If everything is correct, we will see the result of confusion matrix and we will see that the model will predict the test set all correctly, and the result shoud be:
![Image of Confusion](https://i.imgur.com/hJXrFAm.jpg)

### Extension 

It seems that our model performs very well. But we are not only satisfied with this. And you can search for some more test data to see if our model could classify it correctly. And I am choosing a speech article of Trump on the Internet and let it be my test data. And see if our model could correctly classify it into RED. The article is chosen from http://www.cnn.com/2017/02/28/politics/donald-trump-speech-transcript-full-text/index.html

In [8]:
trump_article = get_list_articles_from_file("trump.txt")[0]
trump_article = trump_article.upper()
words_list, party = get_word_list_and_party_from_article(trump_article)
prediction, predict_blue, predict_red = naive_bayes_predict(words_list, prob_blue, prob_red, dict_blue, dict_red, vocabulary, 0.1)
print('The prediction of this article is: ', prediction)

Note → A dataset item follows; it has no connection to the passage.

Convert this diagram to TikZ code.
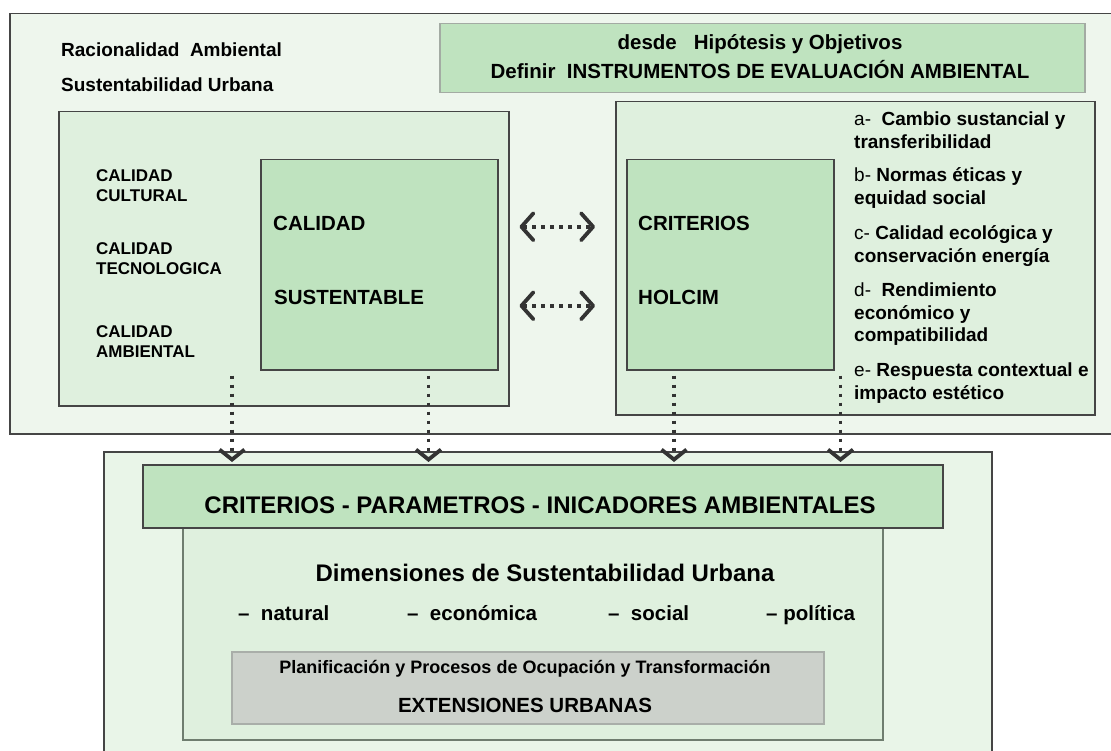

The prediction of this article is:  RED


Oh yeah, we will see from the result that our model successfully classified it into RED. This is so interesting. And if you are interested about this, you could search for more party representatives' speech texts and send it to our model and see if it predicts correctly.

### Conclusion

The Data Science is very interesting and beautiful. It is like a very extensive sea and what we learned is just a like a small island. Our Naive Bayes model is very simple and there is still a lot of things to do research. In Natural Language Processing, removing stop words, building n-gram models and tokenize of words (depends->depend) are some famous notes which could improve the performance of the model, but we do not realize in this tutorial. If you are interesting about this, you could just add these important notes by yourself and see if it works. Also, there are a lot of interesting courses in Language Technology Institute are waiting for you to register.

Also, you could realize the model easily from some external libraries, but I hope in the process of learning data science, it is very important to realize it without any external help. This would be very helpful to your knowledge and growth to an excellent data scientist.